John Willoughby – September 19, 2008 10:46AM Reply Quote
Cyberdyne Systems Customer Support
Consoles and PC's leapfrog each other. Consoles generally have the cutting edge, well-integrated hardware, software, and online support, but the hardware remains relatively static for years. PC's have better input options, vastly more hardware options, upgradability, non-gaming utility, and tend to get replaced more often. In a couple of years PCs will be ahead and it will be time to roll out the PS4 and the XBox720.

Where the gaming companies are putting their dev effort is a different matter.

ARL (Moderator) – September 19, 2008 08:37PM Reply Quote
I just think Steve Jobs has the notion that computers are for serious stuff (by serious I mean creative not "business") and not toys to play games on. What he needs to grok is that lots of people, in between their bouts of seriously creating stuff, like to tune out by playing games on the same machine (even if Steve Jobs would never do that).

Apple should try to make that as seamless a process as possible.

Ron Burns – September 20, 2008 01:18PM Reply Quote
"We look to Scotland for all our ideas of civilisation." Voltaire
Isn't it true to say that the gamer community has (had?) a geeky image, and geekishnes is the LAST thing that SJ wants to have associated with Apple?

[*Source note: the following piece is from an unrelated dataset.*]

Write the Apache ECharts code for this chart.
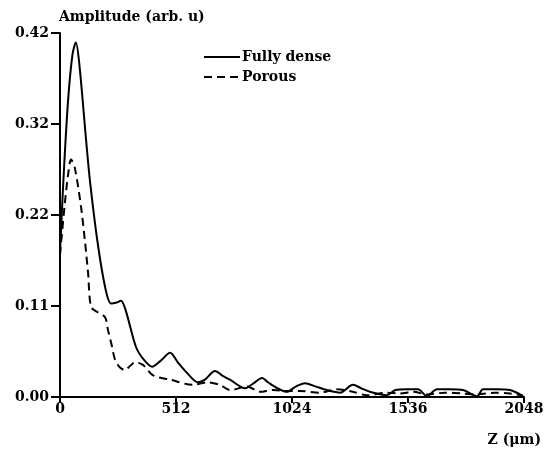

ddt – September 20, 2008 02:39PM Reply Quote
geeky... that's not quite the correct taxonomy, ron. suppose it depends on what genre of games. the post-MUD Wow people (see http://www.watchtheguild.com/) is different from the modder-hotrodders who max their FPS in online doom and counter-strike from the casual gamer from the sims-er. not at all the same as, say, "i rebuilt my linux kernel after resomethinging the core code" geeks?